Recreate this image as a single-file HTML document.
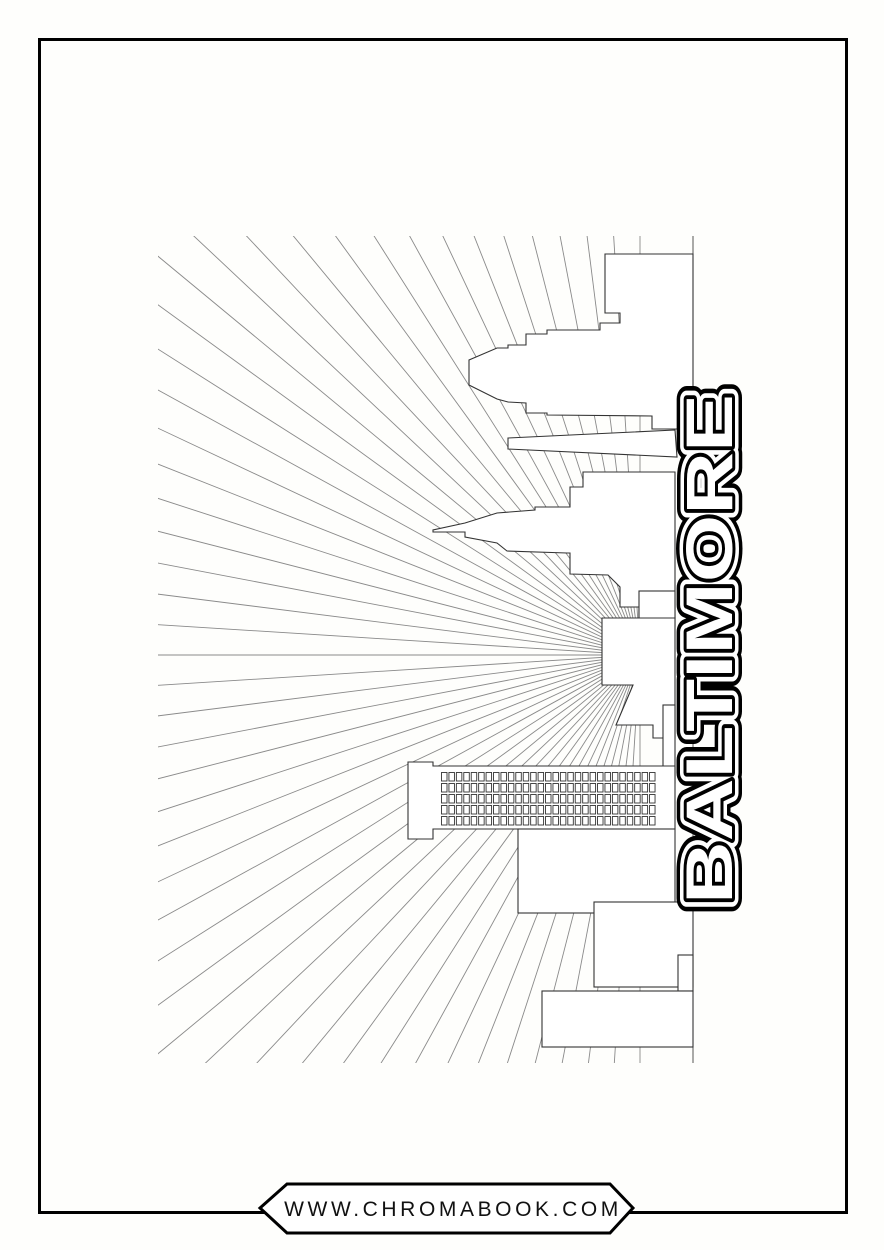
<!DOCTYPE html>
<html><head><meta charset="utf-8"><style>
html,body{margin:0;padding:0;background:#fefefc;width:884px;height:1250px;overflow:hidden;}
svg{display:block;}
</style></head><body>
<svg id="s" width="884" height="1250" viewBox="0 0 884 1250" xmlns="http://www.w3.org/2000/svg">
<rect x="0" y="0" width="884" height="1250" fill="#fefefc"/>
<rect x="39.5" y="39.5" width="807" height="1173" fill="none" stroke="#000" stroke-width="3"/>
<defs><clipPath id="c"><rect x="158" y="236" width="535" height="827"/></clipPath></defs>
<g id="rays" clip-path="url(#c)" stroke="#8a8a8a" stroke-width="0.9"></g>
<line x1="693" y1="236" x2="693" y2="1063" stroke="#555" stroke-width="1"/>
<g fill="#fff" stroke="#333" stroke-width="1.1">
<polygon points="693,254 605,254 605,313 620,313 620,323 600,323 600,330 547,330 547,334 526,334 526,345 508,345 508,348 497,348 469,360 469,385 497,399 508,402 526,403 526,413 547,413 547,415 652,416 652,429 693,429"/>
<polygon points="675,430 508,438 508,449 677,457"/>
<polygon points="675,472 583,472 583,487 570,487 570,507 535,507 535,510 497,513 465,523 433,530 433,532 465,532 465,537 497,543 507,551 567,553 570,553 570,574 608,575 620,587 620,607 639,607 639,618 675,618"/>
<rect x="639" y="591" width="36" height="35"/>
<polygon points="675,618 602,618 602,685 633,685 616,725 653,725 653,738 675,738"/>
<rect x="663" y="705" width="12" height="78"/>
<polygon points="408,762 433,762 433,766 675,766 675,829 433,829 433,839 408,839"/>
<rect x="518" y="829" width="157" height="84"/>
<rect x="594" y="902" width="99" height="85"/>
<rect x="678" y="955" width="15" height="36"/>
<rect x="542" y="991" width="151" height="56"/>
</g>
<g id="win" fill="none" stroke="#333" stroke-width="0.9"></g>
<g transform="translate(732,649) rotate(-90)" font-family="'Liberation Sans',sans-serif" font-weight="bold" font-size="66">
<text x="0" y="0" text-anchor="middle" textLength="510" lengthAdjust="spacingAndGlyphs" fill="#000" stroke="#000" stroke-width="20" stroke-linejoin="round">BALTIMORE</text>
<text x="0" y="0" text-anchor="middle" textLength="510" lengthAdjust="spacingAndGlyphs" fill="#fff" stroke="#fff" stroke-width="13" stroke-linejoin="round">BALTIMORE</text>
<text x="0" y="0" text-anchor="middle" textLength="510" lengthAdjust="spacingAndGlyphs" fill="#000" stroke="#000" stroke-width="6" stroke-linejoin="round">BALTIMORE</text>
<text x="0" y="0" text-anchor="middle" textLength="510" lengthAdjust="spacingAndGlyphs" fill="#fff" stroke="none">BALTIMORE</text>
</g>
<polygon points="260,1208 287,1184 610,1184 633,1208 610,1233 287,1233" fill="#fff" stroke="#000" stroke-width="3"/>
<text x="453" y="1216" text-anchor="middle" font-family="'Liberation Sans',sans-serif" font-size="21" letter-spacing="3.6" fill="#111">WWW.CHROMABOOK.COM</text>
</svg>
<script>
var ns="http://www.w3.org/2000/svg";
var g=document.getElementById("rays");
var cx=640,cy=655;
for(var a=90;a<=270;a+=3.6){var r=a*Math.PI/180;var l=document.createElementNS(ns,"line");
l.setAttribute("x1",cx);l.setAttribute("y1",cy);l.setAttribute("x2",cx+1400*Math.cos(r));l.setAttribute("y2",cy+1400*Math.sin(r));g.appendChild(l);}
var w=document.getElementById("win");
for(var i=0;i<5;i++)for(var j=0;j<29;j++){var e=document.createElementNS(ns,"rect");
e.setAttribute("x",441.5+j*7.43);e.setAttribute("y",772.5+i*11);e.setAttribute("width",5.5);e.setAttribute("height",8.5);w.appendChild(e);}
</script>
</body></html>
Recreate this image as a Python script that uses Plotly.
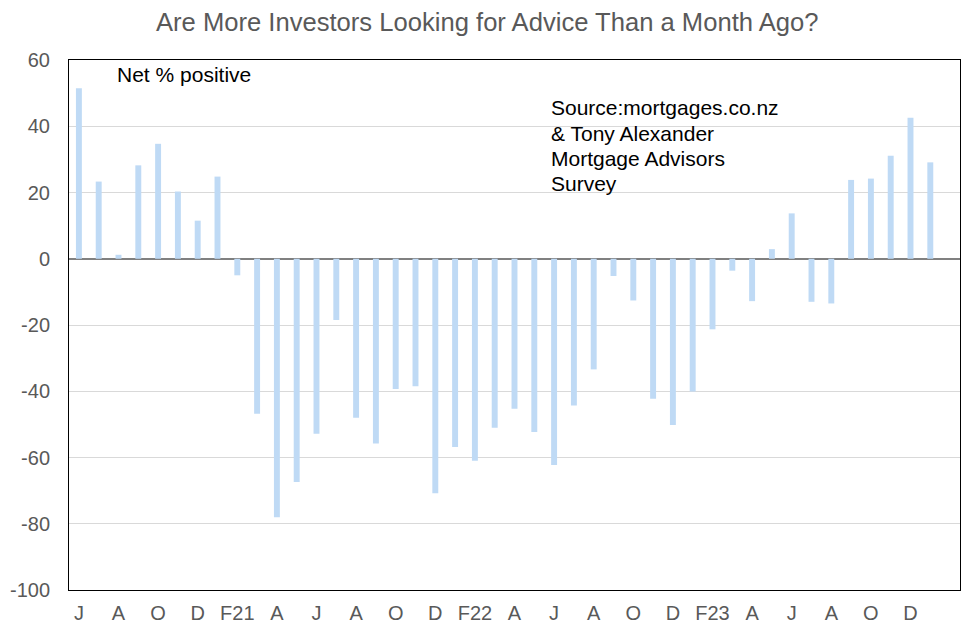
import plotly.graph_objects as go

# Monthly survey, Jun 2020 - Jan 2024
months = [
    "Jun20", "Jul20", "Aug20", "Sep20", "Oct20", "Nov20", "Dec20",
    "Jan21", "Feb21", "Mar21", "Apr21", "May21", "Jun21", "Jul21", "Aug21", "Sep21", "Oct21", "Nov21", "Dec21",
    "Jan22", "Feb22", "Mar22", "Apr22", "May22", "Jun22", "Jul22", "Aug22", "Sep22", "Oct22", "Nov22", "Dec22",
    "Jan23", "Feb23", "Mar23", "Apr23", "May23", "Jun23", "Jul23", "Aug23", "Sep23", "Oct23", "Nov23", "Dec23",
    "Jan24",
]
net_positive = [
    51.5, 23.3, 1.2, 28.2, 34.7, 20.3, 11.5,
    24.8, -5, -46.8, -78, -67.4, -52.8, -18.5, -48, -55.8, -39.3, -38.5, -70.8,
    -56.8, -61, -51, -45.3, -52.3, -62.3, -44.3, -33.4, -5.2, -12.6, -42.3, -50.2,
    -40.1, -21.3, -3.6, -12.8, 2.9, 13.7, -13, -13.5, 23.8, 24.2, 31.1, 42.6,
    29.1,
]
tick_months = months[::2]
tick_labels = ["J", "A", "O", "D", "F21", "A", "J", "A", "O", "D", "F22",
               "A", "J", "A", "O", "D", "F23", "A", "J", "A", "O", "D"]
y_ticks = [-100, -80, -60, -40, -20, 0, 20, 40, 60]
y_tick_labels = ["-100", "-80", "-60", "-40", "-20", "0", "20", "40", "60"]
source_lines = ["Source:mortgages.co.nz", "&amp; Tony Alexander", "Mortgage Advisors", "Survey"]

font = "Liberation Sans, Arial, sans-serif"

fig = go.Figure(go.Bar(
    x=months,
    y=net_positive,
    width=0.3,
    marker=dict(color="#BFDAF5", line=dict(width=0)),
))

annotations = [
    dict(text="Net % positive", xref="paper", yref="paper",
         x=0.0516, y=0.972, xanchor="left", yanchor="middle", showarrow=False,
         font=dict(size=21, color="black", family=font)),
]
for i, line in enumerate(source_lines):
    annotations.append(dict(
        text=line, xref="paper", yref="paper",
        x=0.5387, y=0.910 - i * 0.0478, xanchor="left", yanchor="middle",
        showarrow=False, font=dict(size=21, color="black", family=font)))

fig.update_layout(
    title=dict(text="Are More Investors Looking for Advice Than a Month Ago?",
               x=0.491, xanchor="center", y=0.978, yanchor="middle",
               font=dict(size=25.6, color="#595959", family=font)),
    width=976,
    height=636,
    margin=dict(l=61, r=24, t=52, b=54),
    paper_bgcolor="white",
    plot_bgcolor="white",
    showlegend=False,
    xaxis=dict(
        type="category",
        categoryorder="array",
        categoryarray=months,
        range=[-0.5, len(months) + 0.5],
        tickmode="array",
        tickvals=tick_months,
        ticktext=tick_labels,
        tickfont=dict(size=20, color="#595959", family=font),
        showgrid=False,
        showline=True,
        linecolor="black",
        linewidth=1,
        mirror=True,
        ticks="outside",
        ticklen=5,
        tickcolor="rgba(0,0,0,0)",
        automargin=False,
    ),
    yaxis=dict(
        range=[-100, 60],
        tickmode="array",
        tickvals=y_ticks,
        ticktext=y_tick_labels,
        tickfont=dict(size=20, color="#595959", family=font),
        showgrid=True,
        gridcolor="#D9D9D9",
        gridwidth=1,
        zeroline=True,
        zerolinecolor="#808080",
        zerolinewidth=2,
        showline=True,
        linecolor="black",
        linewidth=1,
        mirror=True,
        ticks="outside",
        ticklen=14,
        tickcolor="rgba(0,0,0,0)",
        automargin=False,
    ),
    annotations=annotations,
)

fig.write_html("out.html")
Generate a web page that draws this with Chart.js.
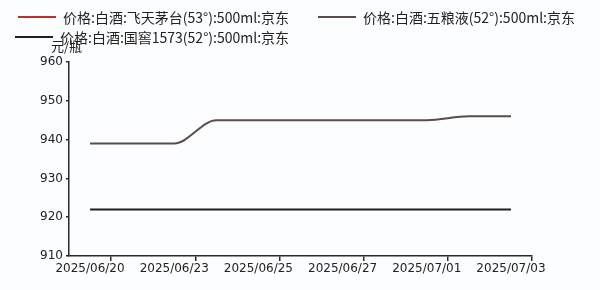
* * *
## What needs to be done:
What is the number of lines in this listing that contain the word "script"? Answer with that number and nothing else.

## Worked solution:
3